Uncle is a 2018 Indian Malayalam-language drama thriller film directed by Girish Damodar and produced by Joy Mathew and Sajai Sebastian under the banner of SJ Films. It stars Mammootty and Karthika Muralidharan in the lead roles, and Joy Mathew and Muthumani in supporting roles. It was released on 27 April 2018 and was an average success at the box office.

== Plot ==
Shruthi, a student at Ooty college, is forced to return home to Kozhikode due to the dangerous strikes at the location. Coincidentally, she meets Krishnakumar (KK), her father's family friend, who offers her a ride back home. She reluctantly accepts this offer, as she has no other safe option.
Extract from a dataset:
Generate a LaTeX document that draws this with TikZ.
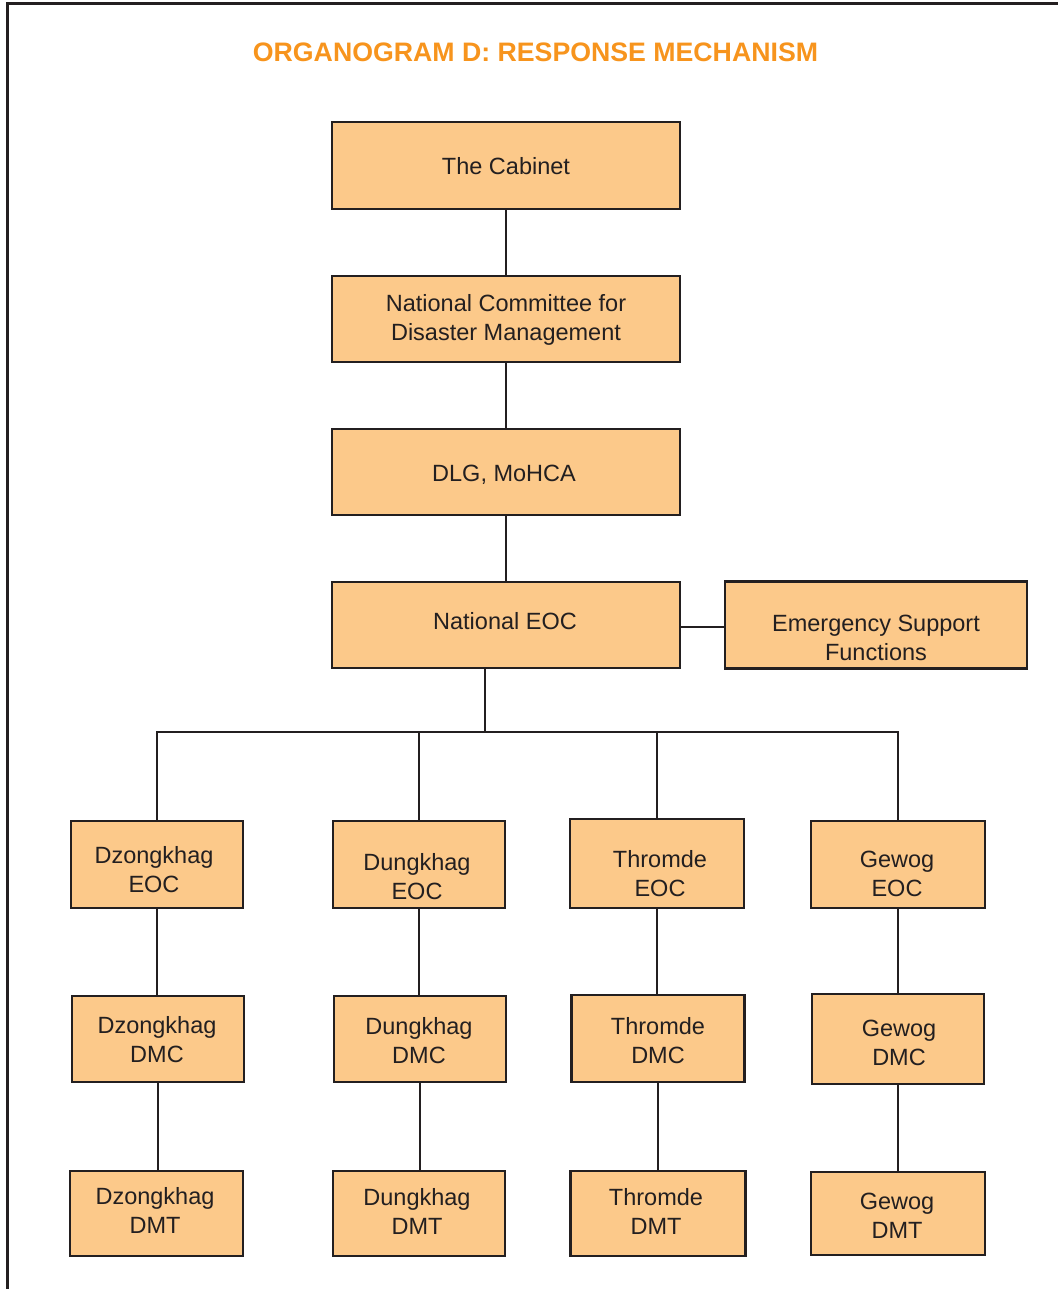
\documentclass[tikz,border=0pt]{standalone}
\usepackage{fontspec}
\setmainfont{Liberation Sans}
\definecolor{boxfill}{RGB}{252,201,138}
\definecolor{ink}{RGB}{35,31,32}
\definecolor{titleor}{RGB}{247,148,29}
\tikzset{
  orgbox/.style={draw=ink, fill=boxfill, line width=2.8pt, inner sep=0pt},
  lbl/.style={text=ink, align=center, inner sep=0pt, font=\fontsize{23.5}{29}\selectfont},
  link/.style={draw=ink, line width=2.8pt},
  frame/.style={draw=ink, line width=3pt}
}
\newcommand{\orgnode}[8]{%
  \node[orgbox, minimum width=#4pt, minimum height=#5pt] (#1) at (#2,#3) {};
  \node[lbl] (#1-t) at (#6,#7) {#8};
}
\begin{document}
\begin{tikzpicture}[x=1pt,y=-1pt]
\useasboundingbox (0,0) rectangle (1058,1289);
\draw[frame] (7,1289) -- (7,4) -- (1058,4);
\node[text=titleor, font=\bfseries\fontsize{26.7}{30}\selectfont, inner sep=0pt] (title) at (535.5,52) {ORGANOGRAM D: RESPONSE MECHANISM};
\coordinate (j) at (485,732);
\orgnode{cab}{506}{165.5}{348}{87}{506}{166}{The Cabinet}
\orgnode{ncdm}{506}{319}{348}{86}{506}{319.5}{National Committee for\\Disaster Management}
\orgnode{dlg}{506}{472}{348}{86}{504}{475}{DLG, MoHCA}
\orgnode{neoc}{506}{625}{348}{86}{505}{621}{National EOC}
\orgnode{esf}{876}{625}{302}{87}{876}{637.5}{Emergency Support\\Functions}
\orgnode{dzeoc}{157}{864.5}{172}{87}{154}{869.5}{Dzongkhag\\EOC}
\orgnode{dkeoc}{419}{864.5}{172}{87}{417}{876.5}{Dungkhag\\EOC}
\orgnode{theoc}{657}{863.5}{174}{89}{660}{873.5}{Thromde\\EOC}
\orgnode{gweoc}{898}{864.5}{174}{87}{897}{873.5}{Gewog\\EOC}
\orgnode{dzdmc}{158}{1039}{172}{86}{157}{1039.5}{Dzongkhag\\DMC}
\orgnode{dkdmc}{420}{1039}{172}{86}{419}{1040.5}{Dungkhag\\DMC}
\orgnode{thdmc}{658}{1038.5}{173}{87}{658}{1040.5}{Thromde\\DMC}
\orgnode{gwdmc}{898}{1039}{172}{90}{899}{1042.5}{Gewog\\DMC}
\orgnode{dzdmt}{156.5}{1213.5}{173}{85}{155}{1210.5}{Dzongkhag\\DMT}
\orgnode{dkdmt}{419}{1213.5}{172}{85}{417}{1211.5}{Dungkhag\\DMT}
\orgnode{thdmt}{658}{1213.5}{175}{85}{656}{1211.5}{Thromde\\DMT}
\orgnode{gwdmt}{898}{1213.5}{174}{83}{897}{1215.5}{Gewog\\DMT}
\draw[link] (cab.south) -- (ncdm.north);
\draw[link] (ncdm.south) -- (dlg.north);
\draw[link] (dlg.south) -- (neoc.north);
\draw[link] ([yshift=-2pt]neoc.east) -- ([yshift=-2pt]esf.west);
\draw[link] (neoc.south -| j) -- (j);
\draw[link] (dzeoc.north) |- (j) -| (gweoc.north);
\draw[link] (dkeoc.north) -- (dkeoc.north |- j);
\draw[link] (theoc.north) -- (theoc.north |- j);
\draw[link] (dzeoc.south) -- (dzeoc.south |- dzdmc.north);
\draw[link] (dzdmc.south) -- (dzdmc.south |- dzdmt.north);
\draw[link] (dkeoc.south) -- (dkeoc.south |- dkdmc.north);
\draw[link] (dkdmc.south) -- (dkdmc.south |- dkdmt.north);
\draw[link] (theoc.south) -- (theoc.south |- thdmc.north);
\draw[link] (thdmc.south) -- (thdmc.south |- thdmt.north);
\draw[link] (gweoc.south) -- (gweoc.south |- gwdmc.north);
\draw[link] (gwdmc.south) -- (gwdmc.south |- gwdmt.north);
\end{tikzpicture}
\end{document}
During the 6-hour drive, KK, whom Shruthi affectionately calls "Uncle", and Shruthi listen to music, tell stories, and look at the scenery. However, KK makes suspicious calls and talks to suspicious people throughout the trip, leading the audience to believe that Shruthi's safety may be compromised.

Her father back home is understandably worried, and he fears that he doesn't know KK as well as he thought he did. However, her mother convinces her father that Shruthi is alright as both Shruthi and KK are calling home regularly and sound happy over the phone. Their fear heightens when KK and Shruthi stay at a Tamilian house overnight, where KK is given a bottle of alcohol and Shruthi's phone is taken away. However, nothing bad happens; in fact, the host family takes care of Shruthi well and gives back her phone, fully charged. KK tells Shruthi that the Tamilians are leaders of the village, and that she has nothing to worry about.
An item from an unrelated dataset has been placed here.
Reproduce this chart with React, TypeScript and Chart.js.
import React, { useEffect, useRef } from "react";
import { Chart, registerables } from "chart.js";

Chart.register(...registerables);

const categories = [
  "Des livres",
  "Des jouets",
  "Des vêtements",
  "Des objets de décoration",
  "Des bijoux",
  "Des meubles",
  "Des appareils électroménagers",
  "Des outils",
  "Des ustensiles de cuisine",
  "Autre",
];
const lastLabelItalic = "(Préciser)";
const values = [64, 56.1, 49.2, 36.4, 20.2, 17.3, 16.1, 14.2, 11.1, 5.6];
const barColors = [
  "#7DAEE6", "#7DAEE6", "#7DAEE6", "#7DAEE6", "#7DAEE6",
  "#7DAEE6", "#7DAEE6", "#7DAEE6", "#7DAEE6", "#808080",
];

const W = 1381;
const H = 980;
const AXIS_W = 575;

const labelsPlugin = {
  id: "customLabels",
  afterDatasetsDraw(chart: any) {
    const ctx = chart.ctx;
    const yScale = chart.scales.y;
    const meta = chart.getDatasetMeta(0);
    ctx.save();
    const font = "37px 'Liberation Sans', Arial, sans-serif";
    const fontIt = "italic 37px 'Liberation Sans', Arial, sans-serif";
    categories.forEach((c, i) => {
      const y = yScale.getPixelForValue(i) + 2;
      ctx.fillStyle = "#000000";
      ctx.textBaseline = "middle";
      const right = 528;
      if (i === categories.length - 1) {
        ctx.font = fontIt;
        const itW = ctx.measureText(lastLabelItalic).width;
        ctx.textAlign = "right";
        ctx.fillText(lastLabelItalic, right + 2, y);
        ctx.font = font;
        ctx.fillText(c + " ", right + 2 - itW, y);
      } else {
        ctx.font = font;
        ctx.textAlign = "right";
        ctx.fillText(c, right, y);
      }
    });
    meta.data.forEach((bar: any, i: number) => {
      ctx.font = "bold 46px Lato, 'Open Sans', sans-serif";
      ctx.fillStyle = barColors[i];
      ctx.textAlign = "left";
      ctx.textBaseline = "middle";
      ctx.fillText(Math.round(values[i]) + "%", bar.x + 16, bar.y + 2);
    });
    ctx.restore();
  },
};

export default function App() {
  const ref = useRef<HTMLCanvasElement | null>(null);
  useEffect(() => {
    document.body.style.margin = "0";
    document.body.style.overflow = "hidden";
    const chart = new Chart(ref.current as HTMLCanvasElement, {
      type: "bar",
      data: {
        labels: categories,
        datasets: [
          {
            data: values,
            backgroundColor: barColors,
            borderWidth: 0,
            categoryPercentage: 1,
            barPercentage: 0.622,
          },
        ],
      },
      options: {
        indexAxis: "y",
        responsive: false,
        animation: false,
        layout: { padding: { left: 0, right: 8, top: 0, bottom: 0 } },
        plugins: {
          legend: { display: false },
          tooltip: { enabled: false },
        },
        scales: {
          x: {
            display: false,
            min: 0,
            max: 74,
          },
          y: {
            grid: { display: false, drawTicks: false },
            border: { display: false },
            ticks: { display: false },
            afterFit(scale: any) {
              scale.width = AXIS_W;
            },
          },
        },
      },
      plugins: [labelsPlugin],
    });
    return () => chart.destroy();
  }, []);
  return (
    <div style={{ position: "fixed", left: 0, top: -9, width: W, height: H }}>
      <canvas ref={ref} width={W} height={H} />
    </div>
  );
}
Meanwhile, Shruthi's father sends her friend Sam to follow KK's car throughout the trip. Shruthi discovers this and invites Sam to ride with them. This fear peaks when KK leaves Sam behind after filling up his car. Now, Shruthi gets even more worried and calls home more frequently.

After passing the Kerala-Tamil Nadu border, KK pulls out a pouch of something that looks like crack cocaine, from his pocket, which he found in Sam's bag. He shows it to Shruthi, which justifies why he left Sam behind.

After this, KK offers some of the alcohol that he got from the Tamilians for Shruthi to taste. Shruthi gets worried at first, but she discovers that the “alcohol” is actually rare honey, which her mother asked KK to bring. Now, Shruthi realizes that she can entrust even her entire life to this uncle. To celebrate, KK takes Shruthi to a special lake, with her parents’ permission. The two are caught taking selfies together by the villagers, who report them to the police under a false pretense that they were in a compromising situation.

Shruthi's parents come to the station to convince the officer and villagers that she was in the hands of a trusted caregiver. The positive outcome of this ordeal cements Shruthi's parents' faith in KK.
Although the last scene may appear silly, it is a real issue prevalent in India today, and this film seeks to address that.

== Cast ==

- Mammootty as Krishnakumar, also known as KK
- Joy Mathew as Vijayan, Shruthi's father
- Karthika Muralidharan as Shruthi
- Muthumani as Lakshmi, Shruthi's mother
- Suresh Krishna as Vishwan

== Soundtrack ==
- Entha Johnsa Kallille...
song by Mammootty

== Reception ==
Times of India gave 4 out of 5 stars and wrote, "Uncle comes at a time when society is confused and striving to break free from conventions and prejudices. It spreads hope, a commodity that was never needed more than at this point of time."

Deccan Chronicle rated the film 3 out of 5 and wrote, "Girish Damodar, on his debut, appears a promising director, with his well-planned making, eliminating unwanted sequences. The cinematography, editing and background score also deserve due credit."

Anna M. M. Vetticad of firstpost rated the film 2.5/5 stars and wrote, "When it is at its best, Uncle: My Dad's Friend is an excellent psychological drama bordering on a work of genius. By making needless overt attempts to manipulate the audience though, it robs itself of its potential greatness."